**Data listing:**
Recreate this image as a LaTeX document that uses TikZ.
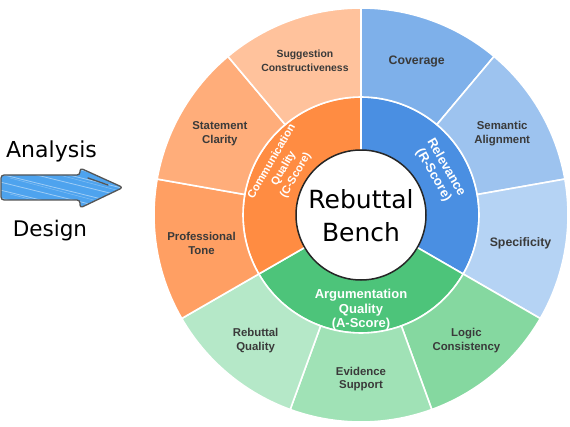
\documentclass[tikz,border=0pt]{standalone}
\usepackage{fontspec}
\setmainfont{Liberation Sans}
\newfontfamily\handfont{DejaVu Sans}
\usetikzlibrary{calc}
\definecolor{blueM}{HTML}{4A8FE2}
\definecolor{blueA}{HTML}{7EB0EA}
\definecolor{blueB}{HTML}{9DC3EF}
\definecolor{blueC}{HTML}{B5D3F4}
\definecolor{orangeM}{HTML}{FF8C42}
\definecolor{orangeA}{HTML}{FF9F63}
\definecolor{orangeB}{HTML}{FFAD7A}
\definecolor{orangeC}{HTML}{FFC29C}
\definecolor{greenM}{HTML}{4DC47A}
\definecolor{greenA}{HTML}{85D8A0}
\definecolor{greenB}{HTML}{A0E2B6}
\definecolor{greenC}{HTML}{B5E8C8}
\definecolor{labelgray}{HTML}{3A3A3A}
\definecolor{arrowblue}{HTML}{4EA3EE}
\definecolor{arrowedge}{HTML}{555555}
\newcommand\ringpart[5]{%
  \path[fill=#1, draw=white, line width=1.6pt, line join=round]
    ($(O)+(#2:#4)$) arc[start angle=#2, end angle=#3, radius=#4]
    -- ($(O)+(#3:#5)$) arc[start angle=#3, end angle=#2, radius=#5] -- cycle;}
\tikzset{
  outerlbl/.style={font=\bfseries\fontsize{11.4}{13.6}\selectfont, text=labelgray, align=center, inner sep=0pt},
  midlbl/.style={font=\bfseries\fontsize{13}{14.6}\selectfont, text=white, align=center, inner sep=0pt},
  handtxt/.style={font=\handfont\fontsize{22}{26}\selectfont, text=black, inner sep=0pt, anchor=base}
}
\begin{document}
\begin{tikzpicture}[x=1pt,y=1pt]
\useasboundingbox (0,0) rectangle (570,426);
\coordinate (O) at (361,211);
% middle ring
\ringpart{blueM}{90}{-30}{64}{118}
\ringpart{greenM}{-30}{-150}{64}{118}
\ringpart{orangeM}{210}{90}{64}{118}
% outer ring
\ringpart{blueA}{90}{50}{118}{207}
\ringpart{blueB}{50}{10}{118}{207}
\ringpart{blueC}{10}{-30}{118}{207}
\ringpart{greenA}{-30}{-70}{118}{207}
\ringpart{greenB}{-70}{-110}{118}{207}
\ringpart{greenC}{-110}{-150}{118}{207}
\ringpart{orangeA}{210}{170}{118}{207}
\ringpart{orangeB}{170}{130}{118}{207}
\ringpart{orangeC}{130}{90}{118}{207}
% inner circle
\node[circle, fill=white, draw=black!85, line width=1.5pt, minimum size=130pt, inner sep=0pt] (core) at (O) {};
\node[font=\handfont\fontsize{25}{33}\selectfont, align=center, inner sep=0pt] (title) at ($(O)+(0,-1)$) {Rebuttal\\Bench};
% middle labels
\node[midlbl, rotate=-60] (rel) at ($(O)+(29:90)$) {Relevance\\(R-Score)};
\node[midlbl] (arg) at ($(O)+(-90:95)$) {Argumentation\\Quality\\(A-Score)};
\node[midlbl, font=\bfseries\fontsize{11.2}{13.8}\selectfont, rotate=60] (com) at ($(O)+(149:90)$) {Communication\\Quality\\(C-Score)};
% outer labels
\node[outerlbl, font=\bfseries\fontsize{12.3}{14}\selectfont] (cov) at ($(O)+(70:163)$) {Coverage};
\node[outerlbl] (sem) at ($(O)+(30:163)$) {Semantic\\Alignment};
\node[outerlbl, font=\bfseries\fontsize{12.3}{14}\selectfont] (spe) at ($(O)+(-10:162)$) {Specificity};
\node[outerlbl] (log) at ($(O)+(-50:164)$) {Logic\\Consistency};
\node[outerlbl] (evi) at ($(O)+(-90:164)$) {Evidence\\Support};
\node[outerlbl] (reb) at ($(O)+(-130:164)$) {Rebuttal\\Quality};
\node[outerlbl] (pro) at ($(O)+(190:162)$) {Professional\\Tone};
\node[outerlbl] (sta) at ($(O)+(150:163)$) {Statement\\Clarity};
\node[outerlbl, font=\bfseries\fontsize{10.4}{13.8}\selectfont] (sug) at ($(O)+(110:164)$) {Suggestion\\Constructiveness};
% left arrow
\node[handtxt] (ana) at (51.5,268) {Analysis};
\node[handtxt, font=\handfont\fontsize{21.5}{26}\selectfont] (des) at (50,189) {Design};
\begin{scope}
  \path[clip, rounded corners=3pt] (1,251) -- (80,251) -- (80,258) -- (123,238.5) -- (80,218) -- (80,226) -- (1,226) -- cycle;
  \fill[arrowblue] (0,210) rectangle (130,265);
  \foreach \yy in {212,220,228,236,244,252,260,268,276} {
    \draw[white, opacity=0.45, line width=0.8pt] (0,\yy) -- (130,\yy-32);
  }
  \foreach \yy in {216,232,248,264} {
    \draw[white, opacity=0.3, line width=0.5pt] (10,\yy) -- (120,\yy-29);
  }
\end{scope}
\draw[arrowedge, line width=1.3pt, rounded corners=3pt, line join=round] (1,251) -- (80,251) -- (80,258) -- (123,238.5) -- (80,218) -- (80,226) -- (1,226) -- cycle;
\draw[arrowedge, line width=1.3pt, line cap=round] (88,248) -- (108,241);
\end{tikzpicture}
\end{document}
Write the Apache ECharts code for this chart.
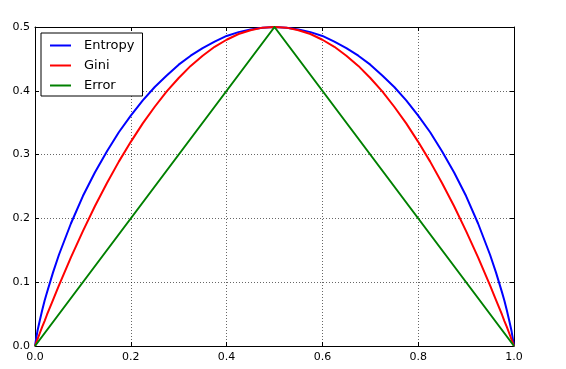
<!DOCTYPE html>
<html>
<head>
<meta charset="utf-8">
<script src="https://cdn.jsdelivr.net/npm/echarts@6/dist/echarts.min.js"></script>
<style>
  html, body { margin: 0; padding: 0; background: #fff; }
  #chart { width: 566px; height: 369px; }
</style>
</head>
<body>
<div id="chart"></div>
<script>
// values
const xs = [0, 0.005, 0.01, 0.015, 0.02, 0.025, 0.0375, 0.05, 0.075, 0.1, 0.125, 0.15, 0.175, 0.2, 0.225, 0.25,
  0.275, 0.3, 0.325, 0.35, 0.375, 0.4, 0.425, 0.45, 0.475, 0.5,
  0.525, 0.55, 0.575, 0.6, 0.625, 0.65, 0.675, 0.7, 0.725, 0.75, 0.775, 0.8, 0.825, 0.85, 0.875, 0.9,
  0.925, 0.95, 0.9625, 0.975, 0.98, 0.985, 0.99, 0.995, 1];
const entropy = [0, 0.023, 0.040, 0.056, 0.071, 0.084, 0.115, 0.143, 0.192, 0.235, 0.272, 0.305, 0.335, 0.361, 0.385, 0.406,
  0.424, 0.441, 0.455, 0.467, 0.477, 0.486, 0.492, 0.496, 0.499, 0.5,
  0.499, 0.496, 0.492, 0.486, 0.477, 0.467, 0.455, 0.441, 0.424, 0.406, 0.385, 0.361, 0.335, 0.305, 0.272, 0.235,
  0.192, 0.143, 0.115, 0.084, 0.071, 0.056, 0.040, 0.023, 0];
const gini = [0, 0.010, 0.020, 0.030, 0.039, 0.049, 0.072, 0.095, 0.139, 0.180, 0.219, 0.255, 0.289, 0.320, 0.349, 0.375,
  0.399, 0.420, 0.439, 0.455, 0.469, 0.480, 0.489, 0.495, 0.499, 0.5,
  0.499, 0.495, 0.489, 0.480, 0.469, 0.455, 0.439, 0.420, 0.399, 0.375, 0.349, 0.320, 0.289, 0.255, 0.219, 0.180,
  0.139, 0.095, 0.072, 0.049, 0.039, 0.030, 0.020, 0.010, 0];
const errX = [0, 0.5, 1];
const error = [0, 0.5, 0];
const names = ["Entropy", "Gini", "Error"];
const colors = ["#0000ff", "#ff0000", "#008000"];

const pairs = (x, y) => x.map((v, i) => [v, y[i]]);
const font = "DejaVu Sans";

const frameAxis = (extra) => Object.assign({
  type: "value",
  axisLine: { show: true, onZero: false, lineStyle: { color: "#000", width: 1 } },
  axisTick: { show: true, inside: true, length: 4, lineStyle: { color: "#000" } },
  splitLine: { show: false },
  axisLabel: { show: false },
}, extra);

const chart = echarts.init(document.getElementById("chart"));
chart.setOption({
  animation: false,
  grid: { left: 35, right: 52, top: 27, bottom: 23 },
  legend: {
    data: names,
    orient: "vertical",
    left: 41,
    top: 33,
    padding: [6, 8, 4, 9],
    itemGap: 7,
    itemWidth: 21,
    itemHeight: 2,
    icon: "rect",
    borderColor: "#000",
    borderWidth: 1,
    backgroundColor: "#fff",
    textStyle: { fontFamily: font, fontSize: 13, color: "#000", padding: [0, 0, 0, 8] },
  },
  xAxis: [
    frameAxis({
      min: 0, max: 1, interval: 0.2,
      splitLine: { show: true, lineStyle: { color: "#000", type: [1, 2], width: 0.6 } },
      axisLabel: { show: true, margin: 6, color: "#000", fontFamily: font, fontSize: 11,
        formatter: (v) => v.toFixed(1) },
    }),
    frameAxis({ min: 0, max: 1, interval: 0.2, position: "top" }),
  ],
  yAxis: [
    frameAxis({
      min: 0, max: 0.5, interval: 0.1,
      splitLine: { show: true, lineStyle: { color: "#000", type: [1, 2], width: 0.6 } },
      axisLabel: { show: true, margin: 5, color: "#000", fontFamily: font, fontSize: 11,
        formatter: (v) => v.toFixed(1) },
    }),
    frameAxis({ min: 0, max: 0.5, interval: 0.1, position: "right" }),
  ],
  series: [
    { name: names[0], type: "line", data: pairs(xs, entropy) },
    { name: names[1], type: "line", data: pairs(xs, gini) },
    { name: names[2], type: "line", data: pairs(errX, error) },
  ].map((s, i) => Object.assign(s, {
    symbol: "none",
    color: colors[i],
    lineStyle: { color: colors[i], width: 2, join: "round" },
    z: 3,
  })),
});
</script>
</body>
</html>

**Problem description:** In the records above, locate the lines holding the word "this". Copy each of them.

**Task response:**
Recreate this image as a LaTeX document that uses TikZ.
Write the Apache ECharts code for this chart.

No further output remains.